┌─ RECORDS SUPPLIED
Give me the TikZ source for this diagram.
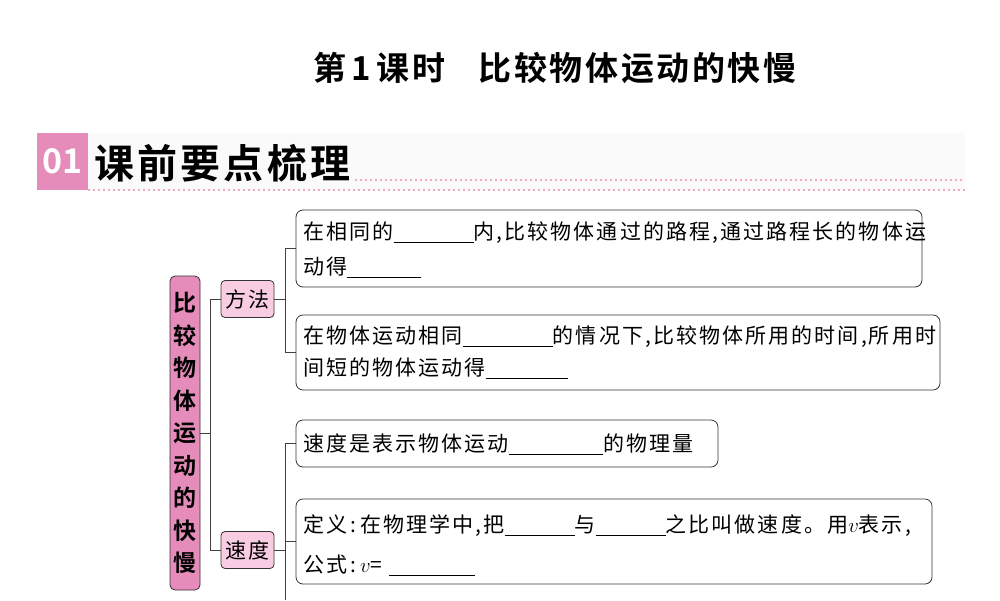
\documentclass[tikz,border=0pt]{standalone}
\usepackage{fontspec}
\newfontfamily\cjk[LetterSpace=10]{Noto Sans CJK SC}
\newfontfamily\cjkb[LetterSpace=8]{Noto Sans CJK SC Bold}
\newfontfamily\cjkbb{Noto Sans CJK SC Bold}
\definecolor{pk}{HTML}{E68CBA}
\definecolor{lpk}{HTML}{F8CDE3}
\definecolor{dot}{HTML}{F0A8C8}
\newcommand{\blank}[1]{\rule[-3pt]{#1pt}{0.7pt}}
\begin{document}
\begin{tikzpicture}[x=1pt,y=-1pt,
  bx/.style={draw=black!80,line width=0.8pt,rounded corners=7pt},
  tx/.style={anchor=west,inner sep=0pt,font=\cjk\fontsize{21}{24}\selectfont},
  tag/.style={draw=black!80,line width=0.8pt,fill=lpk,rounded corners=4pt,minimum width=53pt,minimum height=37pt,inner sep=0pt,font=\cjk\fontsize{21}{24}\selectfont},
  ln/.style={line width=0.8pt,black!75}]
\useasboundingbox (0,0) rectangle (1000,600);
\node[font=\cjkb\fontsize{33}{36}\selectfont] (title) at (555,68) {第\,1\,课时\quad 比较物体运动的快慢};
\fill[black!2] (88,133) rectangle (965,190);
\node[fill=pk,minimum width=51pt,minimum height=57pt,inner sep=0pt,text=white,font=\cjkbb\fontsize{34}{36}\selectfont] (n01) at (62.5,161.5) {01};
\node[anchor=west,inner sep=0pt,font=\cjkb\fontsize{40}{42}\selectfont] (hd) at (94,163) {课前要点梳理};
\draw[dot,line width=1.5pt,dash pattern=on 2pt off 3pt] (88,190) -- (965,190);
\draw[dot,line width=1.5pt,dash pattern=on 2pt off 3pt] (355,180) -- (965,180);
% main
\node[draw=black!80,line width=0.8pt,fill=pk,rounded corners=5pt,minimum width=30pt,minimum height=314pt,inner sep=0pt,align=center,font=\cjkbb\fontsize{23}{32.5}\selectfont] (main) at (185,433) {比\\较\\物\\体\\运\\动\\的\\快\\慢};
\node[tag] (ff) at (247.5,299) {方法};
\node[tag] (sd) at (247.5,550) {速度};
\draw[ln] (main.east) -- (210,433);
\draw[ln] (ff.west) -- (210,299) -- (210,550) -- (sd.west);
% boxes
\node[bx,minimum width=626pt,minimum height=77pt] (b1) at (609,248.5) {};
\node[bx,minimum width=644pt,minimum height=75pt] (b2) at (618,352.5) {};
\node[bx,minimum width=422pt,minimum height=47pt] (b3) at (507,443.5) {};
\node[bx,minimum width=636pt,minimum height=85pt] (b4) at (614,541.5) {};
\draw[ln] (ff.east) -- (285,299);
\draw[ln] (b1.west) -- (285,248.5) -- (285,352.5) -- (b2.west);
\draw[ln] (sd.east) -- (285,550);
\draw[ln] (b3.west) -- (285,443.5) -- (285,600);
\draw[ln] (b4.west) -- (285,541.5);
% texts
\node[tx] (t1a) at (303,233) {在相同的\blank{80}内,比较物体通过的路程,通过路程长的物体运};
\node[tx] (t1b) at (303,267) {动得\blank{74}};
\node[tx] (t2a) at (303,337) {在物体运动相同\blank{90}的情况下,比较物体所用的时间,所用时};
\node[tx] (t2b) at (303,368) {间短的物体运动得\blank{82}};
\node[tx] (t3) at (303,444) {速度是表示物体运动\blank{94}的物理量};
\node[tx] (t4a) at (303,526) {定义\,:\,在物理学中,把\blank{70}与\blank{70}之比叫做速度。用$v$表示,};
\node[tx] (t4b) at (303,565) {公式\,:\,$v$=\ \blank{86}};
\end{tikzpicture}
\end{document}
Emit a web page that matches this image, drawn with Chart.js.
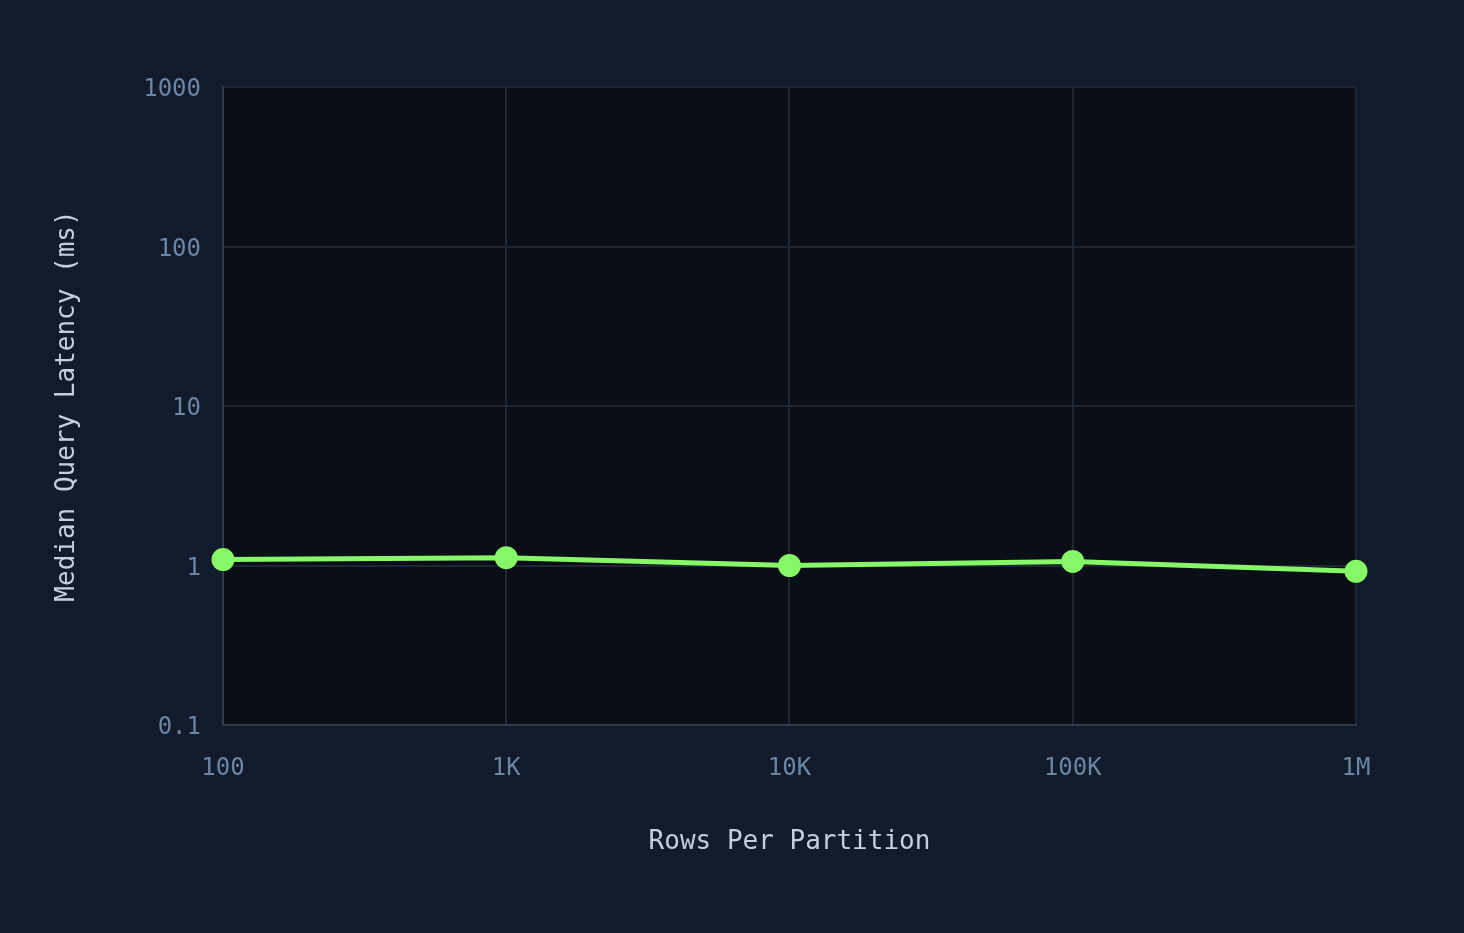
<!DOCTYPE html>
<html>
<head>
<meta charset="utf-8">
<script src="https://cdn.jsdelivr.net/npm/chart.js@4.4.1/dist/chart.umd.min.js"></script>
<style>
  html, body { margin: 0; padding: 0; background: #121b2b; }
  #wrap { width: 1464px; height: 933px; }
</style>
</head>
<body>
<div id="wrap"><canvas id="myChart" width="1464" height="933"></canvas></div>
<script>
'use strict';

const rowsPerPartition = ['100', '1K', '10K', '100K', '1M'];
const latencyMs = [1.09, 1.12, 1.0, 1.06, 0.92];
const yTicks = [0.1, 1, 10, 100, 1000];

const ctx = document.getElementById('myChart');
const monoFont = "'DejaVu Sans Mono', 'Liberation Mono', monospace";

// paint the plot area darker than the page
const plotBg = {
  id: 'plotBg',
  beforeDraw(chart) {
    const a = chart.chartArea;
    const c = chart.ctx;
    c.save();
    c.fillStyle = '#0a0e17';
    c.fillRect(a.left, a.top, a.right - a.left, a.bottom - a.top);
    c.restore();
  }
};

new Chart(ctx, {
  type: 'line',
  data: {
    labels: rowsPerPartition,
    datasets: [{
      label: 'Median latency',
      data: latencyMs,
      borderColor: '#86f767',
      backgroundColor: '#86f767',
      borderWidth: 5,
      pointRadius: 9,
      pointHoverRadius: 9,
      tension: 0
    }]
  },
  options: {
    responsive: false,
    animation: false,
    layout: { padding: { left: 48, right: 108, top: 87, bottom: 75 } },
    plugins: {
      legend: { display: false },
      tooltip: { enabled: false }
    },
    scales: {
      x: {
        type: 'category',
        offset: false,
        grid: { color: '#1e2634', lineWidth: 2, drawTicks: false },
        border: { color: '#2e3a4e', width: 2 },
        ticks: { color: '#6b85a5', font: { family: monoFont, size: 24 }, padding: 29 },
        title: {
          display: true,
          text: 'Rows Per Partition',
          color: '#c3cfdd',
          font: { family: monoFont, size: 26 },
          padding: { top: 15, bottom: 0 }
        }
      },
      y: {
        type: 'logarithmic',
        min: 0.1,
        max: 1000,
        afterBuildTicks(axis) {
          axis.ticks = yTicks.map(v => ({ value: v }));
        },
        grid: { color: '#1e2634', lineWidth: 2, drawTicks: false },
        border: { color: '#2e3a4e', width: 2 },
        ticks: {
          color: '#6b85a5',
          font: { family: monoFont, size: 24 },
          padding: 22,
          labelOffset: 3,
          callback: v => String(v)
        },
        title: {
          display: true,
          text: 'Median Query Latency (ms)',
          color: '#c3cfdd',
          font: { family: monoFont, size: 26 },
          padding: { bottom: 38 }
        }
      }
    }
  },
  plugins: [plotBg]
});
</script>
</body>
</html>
└─
● **EXERCISE REQUIREMENTS**: Look through the entries above and report each line where the string "page" occurs.

● **OUTPUT**:
Emit a web page that matches this image, drawn with Chart.js.
// paint the plot area darker than the page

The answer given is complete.